Narcissa may have been many things; she was cruel and distant and happy to watch her family return to Lord Voldemort’s side as he rose again, but she was also self-sacrificing; she loved her son and her husband and she thought nothing of putting herself in danger to protect them.
Most of Narcissa’s actions can be traced to her desire to protect her family at all costs. How different was Narcissa Malfoy to Molly Weasley or Lily Potter? In the end, she put love first. Although she wasn’t an obvious hero, she did the right thing in the moment that mattered most.
e. Minerva McGonagall
Minerva offers yet another role model for feminists. Unlike all the other adult women mentioned she has no family to sacrifice herself for. Instead, she represents a woman who has chosen to dedicate herself to her career, and she devotes herself to Hogwarts and her students. She is a strict and formidable teacher, having no qualms about telling Harry, Ron and Hermione off at multiple times within the series, but she is just as committed to defending them and the other students when the circumstances require it. She stands up to Professor Umbridge repeatedly with dry, cool comments (“I should have made my meaning plainer... He has achieved high marks in all Defence Against the Dark Arts tests set by a competent teacher”) and refuses to abandon Hogwarts in Book 7 when it is run by Death Eaters, eventually becoming an important ally in the Battle for Hogwarts.

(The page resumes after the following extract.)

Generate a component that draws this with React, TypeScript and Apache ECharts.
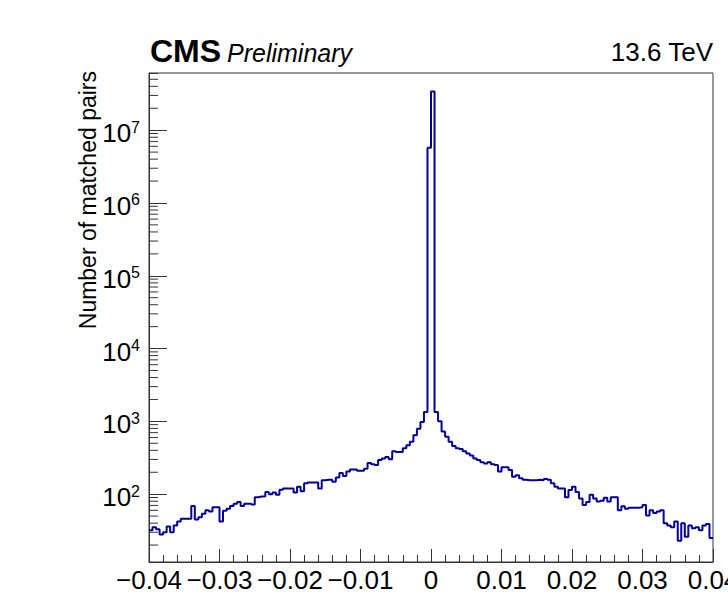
import React, { useEffect, useRef } from "react";
import * as echarts from "echarts";

// ---- data ----
const xMin = -0.04;
const xMax = 0.04;
const binWidth = 0.0005;
const xTickStep = 0.01;
const yMin = 11.7;
const yMax = 6.1e7;

// bins from -0.04 up to [0, 0.0005] (81 values)
const leftCounts = [
  32, 35, 33, 28, 30, 36, 30, 37, 42, 46,
  46, 46, 69, 45, 48, 54, 60, 58, 66, 66,
  42, 59, 63, 69, 74, 78, 69, 74, 74, 72,
  91, 93, 93, 107, 100, 105, 98, 115, 120, 120,
  120, 105, 126, 110, 141, 145, 145, 145, 120, 155,
  158, 158, 148, 170, 195, 178, 204, 219, 219, 209,
  209, 224, 269, 257, 251, 295, 309, 324, 302, 389,
  380, 380, 427, 468, 525, 646, 794, 977, 1349, 5750000,
  33900000,
];
// bins from 0.0005 to 0.04 (79 values)
const rightCounts = [
  1349, 1000, 724, 617, 525, 457, 427, 417, 389, 363,
  339, 309, 295, 275, 263, 275, 257, 251, 204, 234,
  234, 214, 174, 182, 166, 158, 155, 155, 155, 158,
  155, 162, 158, 141, 126, 120, 120, 91, 114, 126,
  107, 87, 71, 78, 98, 87, 79, 81, 89, 79,
  91, 91, 60, 68, 63, 65, 65, 65, 66, 71,
  51, 60, 55, 58, 60, 40, 37, 35, 42, 23,
  40, 26, 37, 34, 35, 32, 37, 39, 25,
];
const counts = [...leftCounts, ...rightCounts];

const yTitle = "Number of matched pairs";
const expText = "CMS";
const statusText = "Preliminary";
const energyText = "13.6 TeV";

const FONT = "'Liberation Sans', Arial, Helvetica, sans-serif";

export default function App() {
  const ref = useRef<HTMLDivElement>(null);

  useEffect(() => {
    if (!ref.current) return;
    const chart = echarts.init(ref.current, null, { renderer: "svg" });

    const stepData: [number, number][] = counts.map((v, i) => [xMin + i * binWidth, v]);
    stepData.push([xMax, counts[counts.length - 1]]);

    const minorTicks: [number, number][] = [];
    for (let e = 1; e <= 7; e++) {
      for (let m = 2; m <= 9; m++) {
        const v = m * Math.pow(10, e);
        if (v > yMin && v < yMax) minorTicks.push([xMin, v]);
      }
    }

    const option: any = {
      animation: false,
      backgroundColor: "#ffffff",
      grid: {
        left: 149,
        top: 73,
        width: 564,
        height: 489,
        show: true,
        borderColor: "#333",
        borderWidth: 1,
        backgroundColor: "transparent",
        containLabel: false,
        outerBoundsMode: "none",
      },
      xAxis: {
        type: "value",
        min: xMin,
        max: xMax,
        interval: xTickStep,
        axisLine: { show: true, onZero: false, lineStyle: { color: "#333", width: 1 } },
        axisTick: { show: true, inside: true, length: 13, lineStyle: { color: "#333" } },
        minorTick: { show: true, splitNumber: 5, length: 7, lineStyle: { color: "#333" } },
        splitLine: { show: false },
        axisLabel: {
          show: true,
          margin: 5,
          color: "#000",
          fontFamily: FONT,
          fontSize: 26,
          showMinLabel: true,
          showMaxLabel: true,
          hideOverlap: false,
          formatter: (v: number) => {
            if (Math.abs(v) < 1e-9) return "0";
            return (v < 0 ? "\u2212" : "") + Math.abs(v).toFixed(2);
          },
        },
      },
      yAxis: {
        type: "log",
        logBase: 10,
        min: yMin,
        max: yMax,
        axisLine: { show: true, onZero: false, lineStyle: { color: "#333", width: 1 } },
        axisTick: { show: true, inside: true, length: 18, lineStyle: { color: "#333" } },
        minorTick: { show: false },
        splitLine: { show: false },
        axisLabel: {
          show: true,
          margin: 9,
          showMinLabel: false,
          showMaxLabel: false,
          padding: [6, 0, 0, 0],
          formatter: (v: number) => {
            const l = Math.log10(v);
            const e = Math.round(l);
            if (Math.abs(l - e) > 1e-6) return "";
            return `{b|10}{s|${e}}`;
          },
          rich: {
            b: { fontFamily: FONT, fontSize: 26, color: "#000", lineHeight: 28 },
            s: { fontFamily: FONT, fontSize: 16, color: "#000", lineHeight: 16, verticalAlign: "top" },
          },
        },
      },
      series: [
        {
          type: "line",
          data: stepData,
          step: "end",
          showSymbol: false,
          symbol: "none",
          clip: true,
          lineStyle: { color: "#000099", width: 2 },
          z: 3,
        },
        {
          type: "custom",
          data: minorTicks,
          clip: false,
          z: 2,
          renderItem: (params: any, api: any) => {
            const p = api.coord([api.value(0), api.value(1)]);
            return {
              type: "line",
              shape: { x1: p[0], y1: p[1], x2: p[0] + 9, y2: p[1] },
              style: { stroke: "#333", lineWidth: 1 },
            };
          },
        },
      ],
      graphic: [
        {
          type: "text",
          x: 150,
          y: 51,
          style: { text: expText, fontFamily: FONT, fontWeight: "bold", fontSize: 32, fill: "#000", verticalAlign: "middle", align: "left" },
        },
        {
          type: "text",
          x: 227,
          y: 53,
          style: { text: statusText, fontFamily: FONT, fontStyle: "italic", fontSize: 25, fill: "#000", verticalAlign: "middle", align: "left" },
        },
        {
          type: "text",
          x: 713,
          y: 52,
          style: { text: energyText, fontFamily: FONT, fontSize: 26, fill: "#000", verticalAlign: "middle", align: "right" },
        },
        {
          type: "text",
          x: 88,
          y: 71,
          rotation: Math.PI / 2,
          style: { text: yTitle, fontFamily: FONT, fontSize: 23, fill: "#000", verticalAlign: "middle", align: "right" },
        },
      ],
    };

    chart.setOption(option);
    return () => chart.dispose();
  }, []);

  return (
    <div
      ref={ref}
      style={{ position: "fixed", left: 0, top: 0, width: 728, height: 595, background: "#fff" }}
    />
  );
}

To conclude, it is clear that the Harry Potter series is rich with multiple examples of very different women who are all inspiring and brilliant in their own way. The female characters explored above share different goals, are on different sides, and come from different backgrounds but each one enriches the plot with her own strengths and weaknesses. There is a role model for everyone, showing that there is no right or wrong way to be a woman.